Task to complete: Reproduce all the lines below exactly and omit the images.

Information supplied:
——

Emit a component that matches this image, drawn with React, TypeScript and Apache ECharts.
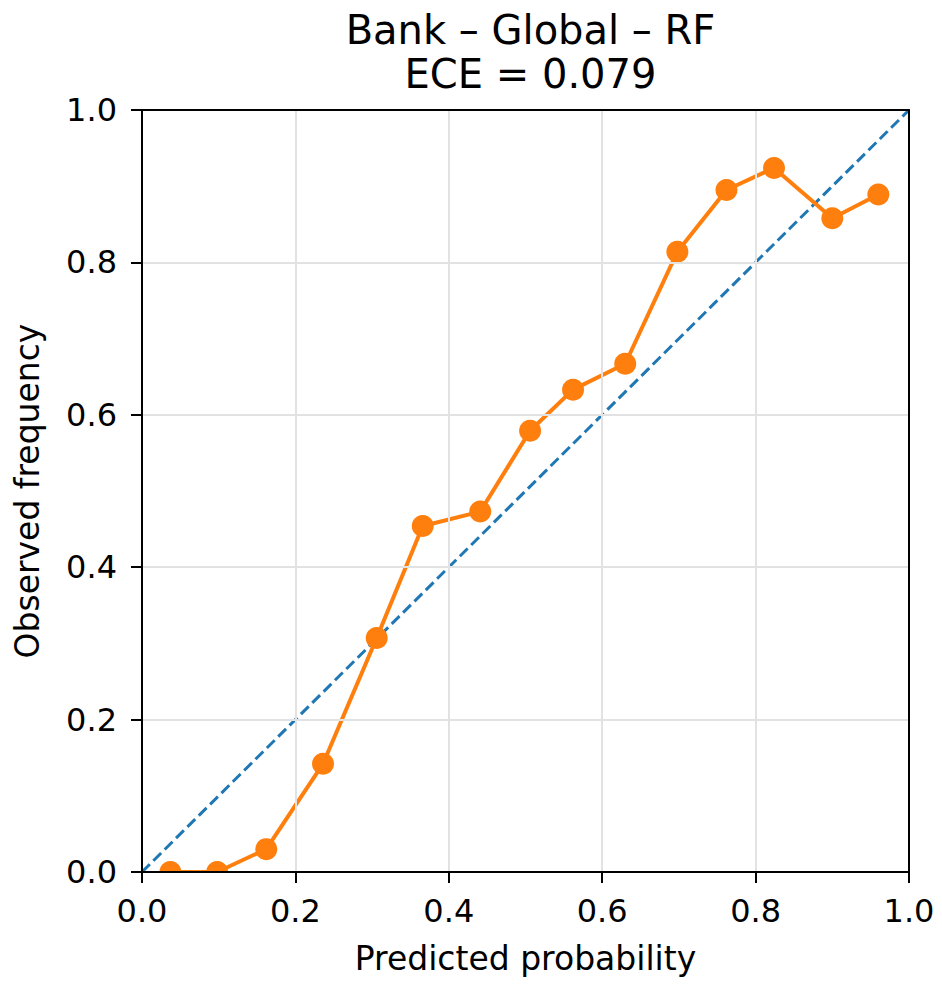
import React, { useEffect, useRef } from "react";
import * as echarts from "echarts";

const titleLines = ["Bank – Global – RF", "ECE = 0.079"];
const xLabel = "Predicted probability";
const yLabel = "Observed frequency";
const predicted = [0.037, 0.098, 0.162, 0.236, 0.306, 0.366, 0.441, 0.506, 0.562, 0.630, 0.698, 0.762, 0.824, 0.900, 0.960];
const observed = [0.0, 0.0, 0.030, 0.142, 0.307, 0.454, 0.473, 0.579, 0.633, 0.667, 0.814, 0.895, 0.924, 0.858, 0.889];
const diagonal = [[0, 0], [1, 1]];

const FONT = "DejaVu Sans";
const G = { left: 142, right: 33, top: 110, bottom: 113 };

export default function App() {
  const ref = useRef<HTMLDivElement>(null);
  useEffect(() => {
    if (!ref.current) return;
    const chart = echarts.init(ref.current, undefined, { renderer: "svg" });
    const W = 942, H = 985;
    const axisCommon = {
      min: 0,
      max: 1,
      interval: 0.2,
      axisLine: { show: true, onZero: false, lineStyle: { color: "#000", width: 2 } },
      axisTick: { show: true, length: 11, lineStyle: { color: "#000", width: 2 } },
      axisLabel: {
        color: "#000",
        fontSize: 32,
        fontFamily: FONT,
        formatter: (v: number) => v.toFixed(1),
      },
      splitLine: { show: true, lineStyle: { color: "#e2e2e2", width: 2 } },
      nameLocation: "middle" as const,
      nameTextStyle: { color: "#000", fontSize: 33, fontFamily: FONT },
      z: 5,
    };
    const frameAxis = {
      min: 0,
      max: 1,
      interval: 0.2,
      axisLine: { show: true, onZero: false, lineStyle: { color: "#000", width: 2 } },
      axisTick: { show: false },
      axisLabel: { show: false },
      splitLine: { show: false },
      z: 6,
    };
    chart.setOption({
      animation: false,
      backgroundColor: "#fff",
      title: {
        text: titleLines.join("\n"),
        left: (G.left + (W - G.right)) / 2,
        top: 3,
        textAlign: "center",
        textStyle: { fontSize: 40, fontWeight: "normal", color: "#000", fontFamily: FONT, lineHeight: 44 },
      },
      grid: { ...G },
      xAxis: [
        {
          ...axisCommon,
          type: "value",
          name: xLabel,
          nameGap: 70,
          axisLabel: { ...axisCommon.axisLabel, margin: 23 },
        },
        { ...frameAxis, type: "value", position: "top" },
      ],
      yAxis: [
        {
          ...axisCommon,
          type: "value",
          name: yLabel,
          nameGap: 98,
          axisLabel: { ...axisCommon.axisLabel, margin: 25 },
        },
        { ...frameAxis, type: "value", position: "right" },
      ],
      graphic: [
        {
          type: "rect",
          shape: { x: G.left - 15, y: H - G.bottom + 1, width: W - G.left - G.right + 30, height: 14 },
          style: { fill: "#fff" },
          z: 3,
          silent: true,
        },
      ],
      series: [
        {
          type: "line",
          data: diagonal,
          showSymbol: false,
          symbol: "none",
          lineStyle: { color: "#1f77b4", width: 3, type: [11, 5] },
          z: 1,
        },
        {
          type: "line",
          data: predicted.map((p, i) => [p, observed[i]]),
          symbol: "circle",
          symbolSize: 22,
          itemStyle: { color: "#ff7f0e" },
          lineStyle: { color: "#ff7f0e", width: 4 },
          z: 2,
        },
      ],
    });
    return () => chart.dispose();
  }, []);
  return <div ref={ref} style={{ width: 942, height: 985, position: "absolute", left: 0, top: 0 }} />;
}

——

Answer to the problem:
Emit a component that matches this image, drawn with React, TypeScript and Apache ECharts.
import React, { useEffect, useRef } from "react";
import * as echarts from "echarts";

const titleLines = ["Bank – Global – RF", "ECE = 0.079"];
const xLabel = "Predicted probability";
const yLabel = "Observed frequency";
const predicted = [0.037, 0.098, 0.162, 0.236, 0.306, 0.366, 0.441, 0.506, 0.562, 0.630, 0.698, 0.762, 0.824, 0.900, 0.960];
const observed = [0.0, 0.0, 0.030, 0.142, 0.307, 0.454, 0.473, 0.579, 0.633, 0.667, 0.814, 0.895, 0.924, 0.858, 0.889];
const diagonal = [[0, 0], [1, 1]];

const FONT = "DejaVu Sans";
const G = { left: 142, right: 33, top: 110, bottom: 113 };

export default function App() {
  const ref = useRef<HTMLDivElement>(null);
  useEffect(() => {
    if (!ref.current) return;
    const chart = echarts.init(ref.current, undefined, { renderer: "svg" });
    const W = 942, H = 985;
    const axisCommon = {
      min: 0,
      max: 1,
      interval: 0.2,
      axisLine: { show: true, onZero: false, lineStyle: { color: "#000", width: 2 } },
      axisTick: { show: true, length: 11, lineStyle: { color: "#000", width: 2 } },
      axisLabel: {
        color: "#000",
        fontSize: 32,
        fontFamily: FONT,
        formatter: (v: number) => v.toFixed(1),
      },
      splitLine: { show: true, lineStyle: { color: "#e2e2e2", width: 2 } },
      nameLocation: "middle" as const,
      nameTextStyle: { color: "#000", fontSize: 33, fontFamily: FONT },
      z: 5,
    };
    const frameAxis = {
      min: 0,
      max: 1,
      interval: 0.2,
      axisLine: { show: true, onZero: false, lineStyle: { color: "#000", width: 2 } },
      axisTick: { show: false },
      axisLabel: { show: false },
      splitLine: { show: false },
      z: 6,
    };
    chart.setOption({
      animation: false,
      backgroundColor: "#fff",
      title: {
        text: titleLines.join("\n"),
        left: (G.left + (W - G.right)) / 2,
        top: 3,
        textAlign: "center",
        textStyle: { fontSize: 40, fontWeight: "normal", color: "#000", fontFamily: FONT, lineHeight: 44 },
      },
      grid: { ...G },
      xAxis: [
        {
          ...axisCommon,
          type: "value",
          name: xLabel,
          nameGap: 70,
          axisLabel: { ...axisCommon.axisLabel, margin: 23 },
        },
        { ...frameAxis, type: "value", position: "top" },
      ],
      yAxis: [
        {
          ...axisCommon,
          type: "value",
          name: yLabel,
          nameGap: 98,
          axisLabel: { ...axisCommon.axisLabel, margin: 25 },
        },
        { ...frameAxis, type: "value", position: "right" },
      ],
      graphic: [
        {
          type: "rect",
          shape: { x: G.left - 15, y: H - G.bottom + 1, width: W - G.left - G.right + 30, height: 14 },
          style: { fill: "#fff" },
          z: 3,
          silent: true,
        },
      ],
      series: [
        {
          type: "line",
          data: diagonal,
          showSymbol: false,
          symbol: "none",
          lineStyle: { color: "#1f77b4", width: 3, type: [11, 5] },
          z: 1,
        },
        {
          type: "line",
          data: predicted.map((p, i) => [p, observed[i]]),
          symbol: "circle",
          symbolSize: 22,
          itemStyle: { color: "#ff7f0e" },
          lineStyle: { color: "#ff7f0e", width: 4 },
          z: 2,
        },
      ],
    });
    return () => chart.dispose();
  }, []);
  return <div ref={ref} style={{ width: 942, height: 985, position: "absolute", left: 0, top: 0 }} />;
}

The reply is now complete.